First disaster response is a state and local issue, not a federal one by statute…
Indeed, but active component planners not being idiots, they knew AC units would be deployed, orders were going out to AC units before landfall, and the only reason there was any delay was because Blanco’s refused to allow JTF-Katrina (DoD) to take over evacuation and command of the National Guard units in Louisiana.
…the constitutional counting of slaves to determine the number of representatives in Congress, a measure designed to diminish the legislative power of the more populous slave-holding states which wanted to count slaves as “persons” for some purposes without giving them rights or abolishing slavery as had already been done in the north.
There was a similar trick pulled in Australia with regard to Aborigines.
The colonies with the highest Aboriginal population were also the ones that didn’t permit Aborigines to vote. Upon Federation, the constitution held that (1) a state’s representation in federal parliament would be directly proportional to that state’s population, and (2) “population” was to be defined as only those people who were permitted to vote.
Thus, the newly-minted states of Queensland and Western Australia had to choose between maximising their representation at the federal level or a full extension of the franchise.
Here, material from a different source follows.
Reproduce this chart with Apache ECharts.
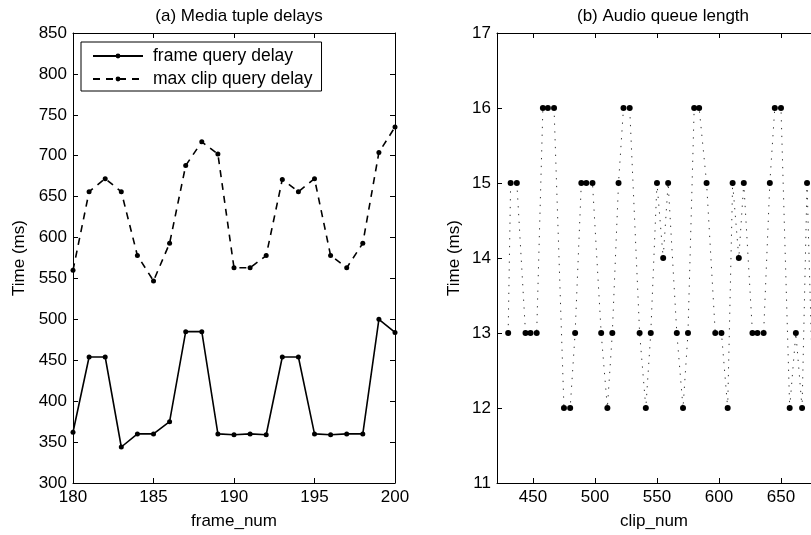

They eventually caved in 1962 (Western Australia) and 1965 (Queensland).
But if you ask an educated Australian when and how Aborigines got the vote, they’ll tell you it was thanks to a referendum in 1967 – and they’ll probably repeat the canard that prior to this referendum Aborigines were “officially classed as flora and fauna”.
I’ve heard that line often enough, and in those exact words too, that I assume it must come from some official or respected source, despite it being total bollocks. (I’d say obvious bollocks, except that I didn’t twig that anything was wrong when my history teacher said it.)